Outnumbered by more than twenty to one, the Byzantines maintained a brilliant but hopeless defense for seven long weeks. In the early hours of 29 May, the last Christian service was held in the great Church of the Holy Wisdom. It was a united service of Orthodox and Roman Catholics, for at that moment of crisis, supporters and opponents of the Florentine Union forgot their differences. The Emperor went out after receiving communion, and died fighting on the walls. Later the same day the city fell to the Turks, and the most glorious church on Christendom became a mosque.

I can hardly read that last line without spitting.

There is a legend, which I fondly believe...
If you should chance to see, gliding in the clear water of a stream, seven strange fish, half fried and yet alive, do not be amazed. They are the fish of a poor monk who could not believe that the Turks had entered Constantinople. Squatting by the stram, he was cooking his meal over a wood fire and had already fried the fish on one side. He was about to turn them when he heard the fateful news.

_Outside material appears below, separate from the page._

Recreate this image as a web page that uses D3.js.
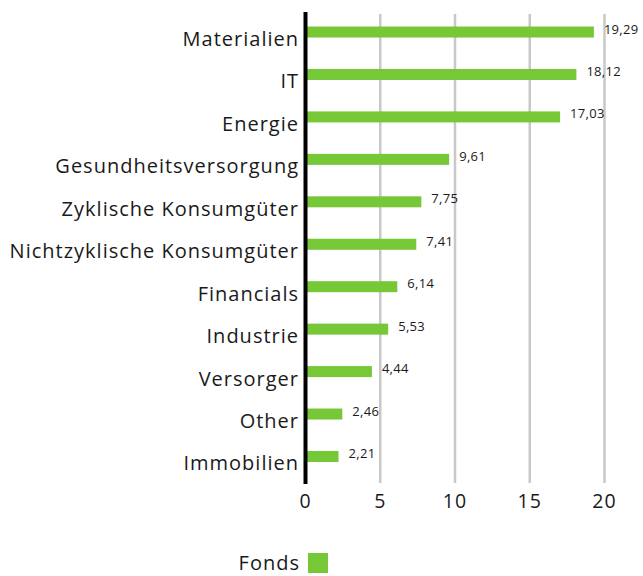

"Never shall the infidels enter the City!" cried the monk, "any more than these fish come back to life!" Then, with a vigorous flick of their tails the seven fish leaped out of the boiling oil and into the stream, half fried and half alive... Forever? No! When we recapture the City, another monk will come and the seven fish will allow themselves to be caught by him; and, like the first, he will light his wood fire by the stream and will finish his frying.

2 Comments:

Blogger Francis said...

Excellent post! *Applauds.* Although it is so sad to read of the end of such a glorious Empire, we must remember that it is now our duty to start it again. =P

By the way, do you have the full text of that speech by the emperor?

Thanks!

Tue Jun 13, 12:50:00 am 2006  
Anonymous Anonymous said...

When I recall our past, our ancetsors and the great teachers, prophets, musicians, priests and hierarchs of the Great Church of Christ, I tear. I've made pilgrimage to Agia Sophia and the Fenar, and still I hear the melodies whisper through the generations, a faint hum still lauding the ecumenical center. Thank you for your dedications and remembrances. + Memory Eternal.